The interpretation of the Custody Rule can be difficult, but the repercussions of having custody without meeting the requirements of this rule can be very costly[5].  Importantly, as part of the annual review process, compliance personnel should perform an analysis to determine if any services are imputing custody and ensure all required steps are being followed.

For more information on the above, or if you have questions regarding the Custody Rule and how it applies to your firm, please contact us at (619) 278-0020, or click below to request time to talk to our team.


Author:  Tina Mitchell, Managing Director, Consultation Services; Core Compliance & Legal Services, Inc. (“Core Compliance”). Core Compliance works extensively with investment advisers, broker-dealers, investment companies, hedge funds, private equity Firms and banks on regulatory compliance issues. This article is for information purposes and does not contain or convey legal or tax advice. The information herein should not be relied upon in regard to any particular facts or circumstances without first consulting with a lawyer and/or tax professional.

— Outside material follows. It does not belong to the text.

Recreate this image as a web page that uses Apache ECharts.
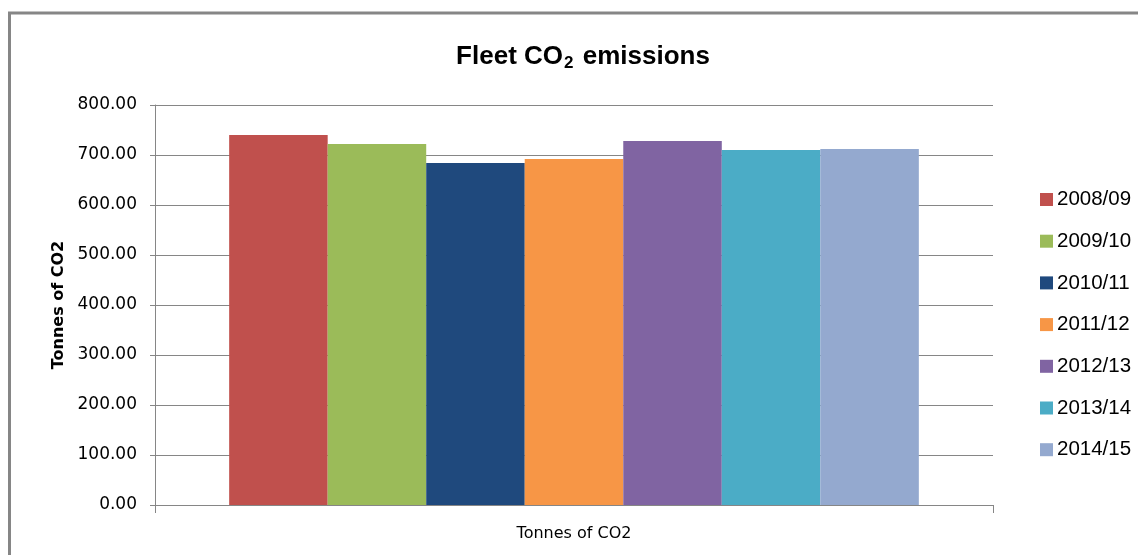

[1]Most recently, the SEC issued a no action letter to the Investment Advisers Association (February 21, 2017), updated its Frequency Asked Questions (“FAQs”) on custody, and issued written guidance on inadvertent custody.

[2] Under the Custody Rule, SEC registered advisory firms with custody must take the following minimum core steps: (i) ensure clients’ managed assets are maintained by a qualified custodian (as such term is defined in the Custody Rule), (ii) have a reasonable belief after due inquiry that clients are receiving accounts statements from their custodian containing certain information, including the amount of advisory fees debited from the account; and (iii) provide written notice to clients of the custodian’s name, address, and the manner in which the funds or securities are maintained anytime you open a custodian account on behalf of the client.

[3] Notably, firms can forward checks received from clients drawn on the client’s bank account without being deemed with custody.